PROMESA affords the island some ability to deal with what Judge Besosa called a “dire fiscal emergency.” Section 405(m)(4) of PROMESA includes an automatic stay that lasts until Feb. 17, 2017, or the commencement of a debt adjustment proceeding, whichever is sooner. It enjoins any proceedings against the Puerto Rico government “to recover a Liability Claim,” defined to mean “financial indebtedness for borrowed money, including rights, entitlements, or obligations whether” they arise from “contract, statute or any other source of law.”

Several bondholders and a bond insurer sought modification of the automatic stay “for cause,” one of the grounds in PROMESA for modifying the stay.

Given the “appreciable similarities” between Section 362 and PROMESA’s Section 405, Judge Besosa said that lifting the stay for “cause” is “largely discretionary” and entails “an equitable, case-by-case balancing of the equities.” He said the court must “assess the hardships realistically borne by the plaintiffs if their requested relief is denied and determine whether those outweigh the harm likely to be visited upon the Commonwealth.”

The bondholders seeking to modify the stay argued there was a lack of “adequate protection” because Puerto Rico was diverting revenue that made up part of their collateral.

Puerto Rico argued that a lack of adequate protection is not a reason for modifying the stay because PROMESA, unlike Section 362, does not list lack of adequate protection as grounds for lifting the stay.

Judge Besosa rejected Puerto Rico’s contention, saying that Congress was not required to list adequate protection as a statutory basis for modifying the stay “because the concept of ‘adequate protection’ has constitutional roots, not just statutory ones.”

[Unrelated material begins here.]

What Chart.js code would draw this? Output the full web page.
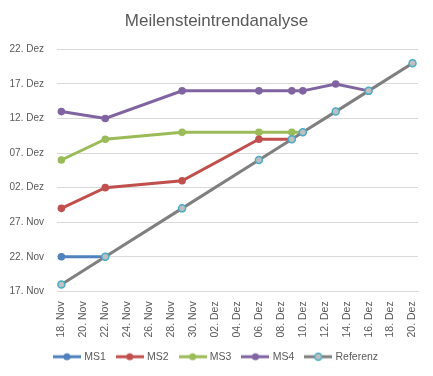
<!DOCTYPE html>
<html>
<head>
<meta charset="utf-8">
<script src="https://cdn.jsdelivr.net/npm/chart.js@4.4.0/dist/chart.umd.min.js"></script>
<style>
  html, body { margin: 0; padding: 0; background: #fff; }
  #wrap { width: 433px; height: 376px; }
</style>
</head>
<body>
<div id="wrap"><canvas id="mtaChart"></canvas></div>
<script>
// Berichtstermine (x) und prognostizierte Meilensteintermine (y)
const reportDates = ['2013-11-18', '2013-11-22', '2013-11-29', '2013-12-06', '2013-12-09', '2013-12-10', '2013-12-13', '2013-12-16', '2013-12-20'];
const ms1 = ['2013-11-22', '2013-11-22', null, null, null, null, null, null, null];
const ms2 = ['2013-11-29', '2013-12-02', '2013-12-03', '2013-12-09', '2013-12-09', null, null, null, null];
const ms3 = ['2013-12-06', '2013-12-09', '2013-12-10', '2013-12-10', '2013-12-10', '2013-12-10', null, null, null];
const ms4 = ['2013-12-13', '2013-12-12', '2013-12-16', '2013-12-16', '2013-12-16', '2013-12-16', '2013-12-17', '2013-12-16', null];
const referenz = ['2013-11-18', '2013-11-22', '2013-11-29', '2013-12-06', '2013-12-09', '2013-12-10', '2013-12-13', '2013-12-16', '2013-12-20'];

const seriesNames = ['MS1', 'MS2', 'MS3', 'MS4', 'Referenz'];
const seriesColors = ['#4F81BD', '#C0504D', '#9BBB59', '#8064A2', '#7F7F7F'];

// Achsen
const xAxisStart = '2013-11-18';
const xAxisEnd = '2013-12-20';
const xAxisStep = 2;
const yAxisStart = '2013-11-17';
const yAxisEnd = '2013-12-22';
const yAxisStep = 5;

const monthNames = ['Jan', 'Feb', 'Mär', 'Apr', 'Mai', 'Jun', 'Jul', 'Aug', 'Sep', 'Okt', 'Nov', 'Dez'];
const DAY = 86400000;

const toDay = s => Math.round(Date.parse(s + 'T00:00:00Z') / DAY);
const fmtDay = d => {
    const dt = new Date(d * DAY);
    return String(dt.getUTCDate()).padStart(2, '0') + '. ' + monthNames[dt.getUTCMonth()];
};

const toPoints = arr => arr
    .map((v, i) => v === null ? null : { x: toDay(reportDates[i]), y: toDay(v) })
    .filter(p => p !== null);

// kleines Legendensymbol: Linie mit Punkt
const legendIcon = (lineColor, fill, border) => {
    const c = document.createElement('canvas');
    c.width = 28; c.height = 10;
    const ctx = c.getContext('2d');
    ctx.strokeStyle = lineColor;
    ctx.lineWidth = 3;
    ctx.beginPath(); ctx.moveTo(0, 5); ctx.lineTo(28, 5); ctx.stroke();
    ctx.beginPath(); ctx.arc(14, 5, 3.5, 0, Math.PI * 2);
    ctx.fillStyle = fill; ctx.fill();
    if (border) { ctx.lineWidth = 1.5; ctx.strokeStyle = border; ctx.stroke(); }
    return c;
};

const msData = [ms1, ms2, ms3, ms4];
const datasets = msData.map((arr, i) => ({
    label: seriesNames[i],
    data: toPoints(arr),
    borderColor: seriesColors[i],
    backgroundColor: seriesColors[i],
    pointBackgroundColor: seriesColors[i],
    pointBorderColor: seriesColors[i],
    borderWidth: 3,
    pointRadius: 3.8,
    pointBorderWidth: 0,
    order: 2,
    icon: legendIcon(seriesColors[i], seriesColors[i])
}));

datasets.push({
    label: seriesNames[4],
    data: toPoints(referenz),
    borderColor: seriesColors[4],
    backgroundColor: '#BFBFBF',
    pointBackgroundColor: '#BFBFBF',
    pointBorderColor: '#4BACC6',
    borderWidth: 3,
    pointRadius: 3.5,
    pointBorderWidth: 1.5,
    order: 1,
    icon: legendIcon(seriesColors[4], '#BFBFBF', '#4BACC6')
});

const xMin = toDay(xAxisStart), xMax = toDay(xAxisEnd);
const yMin = toDay(yAxisStart), yMax = toDay(yAxisEnd);

const textColor = '#595959';
const gridColor = '#D9D9D9';
const fontFamily = '"Liberation Sans", Arial, sans-serif';

new Chart(document.getElementById('mtaChart'), {
    type: 'line',
    data: { datasets: datasets },
    options: {
        responsive: true,
        maintainAspectRatio: false,
        animation: false,
        layout: { padding: { left: 4, right: 4, top: 0, bottom: 4 } },
        elements: { line: { tension: 0 } },
        plugins: {
            title: {
                display: true,
                text: 'Meilensteintrendanalyse',
                color: textColor,
                font: { family: fontFamily, size: 17, weight: 'normal' },
                padding: { top: 11, bottom: 18 }
            },
            legend: {
                position: 'bottom',
                labels: {
                    color: textColor,
                    font: { family: fontFamily, size: 10.5 },
                    usePointStyle: true,
                    pointStyleWidth: 24,
                    padding: 12,
                    sort: (a, b) => a.datasetIndex - b.datasetIndex,
                    generateLabels: chart => {
                        const items = Chart.defaults.plugins.legend.labels.generateLabels(chart);
                        items.forEach(it => {
                            it.pointStyle = chart.data.datasets[it.datasetIndex].icon;
                        });
                        return items;
                    }
                }
            },
            tooltip: { enabled: false }
        },
        scales: {
            x: {
                type: 'linear',
                min: xMin - 0.4,
                max: xMax + 0.5,
                afterBuildTicks: scale => {
                    const ticks = [];
                    for (let d = xMin; d <= xMax; d += xAxisStep) ticks.push({ value: d });
                    scale.ticks = ticks;
                },
                grid: { display: false },
                border: { display: true, color: gridColor },
                ticks: {
                    color: textColor,
                    font: { family: fontFamily, size: 10.5 },
                    minRotation: 90,
                    maxRotation: 90,
                    padding: 2,
                    autoSkip: false,
                    callback: v => fmtDay(v)
                }
            },
            y: {
                type: 'linear',
                min: yMin,
                max: yMax,
                afterFit: scale => { scale.width = 53; },
                grid: { color: gridColor, drawTicks: false },
                border: { display: false },
                ticks: {
                    stepSize: yAxisStep,
                    color: textColor,
                    font: { family: fontFamily, size: 10 },
                    padding: 13,
                    callback: v => fmtDay(v)
                }
            },
            // leere Achse rechts als Abstand zum Rand
            yRight: {
                type: 'linear',
                position: 'right',
                min: yMin,
                max: yMax,
                afterFit: scale => { scale.width = 11; },
                grid: { display: false },
                border: { display: false },
                ticks: { display: false }
            }
        }
    }
});
</script>
</body>
</html>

He went on to say that “cause” under PROMESA “need not precisely mirror that adopted in the bankruptcy context” because Congress’ motives in adopting the Act “have no counterpart in Section 362 of the Bankruptcy Code.”

On the merits, Judge Besosa denied the bondholders’ motions, saying that their revenue collateral is being “constantly replaced.” Even though they “will not receive pledged revenues during the stay period,” he said they do not need adequate protection because they only face “a delay in recouping such funds, not a permanent loss of them.”

Judge Besosa dismissed the bond insurer’s motion, saying it lacked Article III standing because the underlying bonds will be paid while the automatic stay is outstanding. Since the “bondholders will not miss a single payment,” he held that the bond insurer “will not suffer any ‘injury in fact’” during the pendency of the stay, resulting in the lack of Article III standing, which requires the existence of a case or controversy.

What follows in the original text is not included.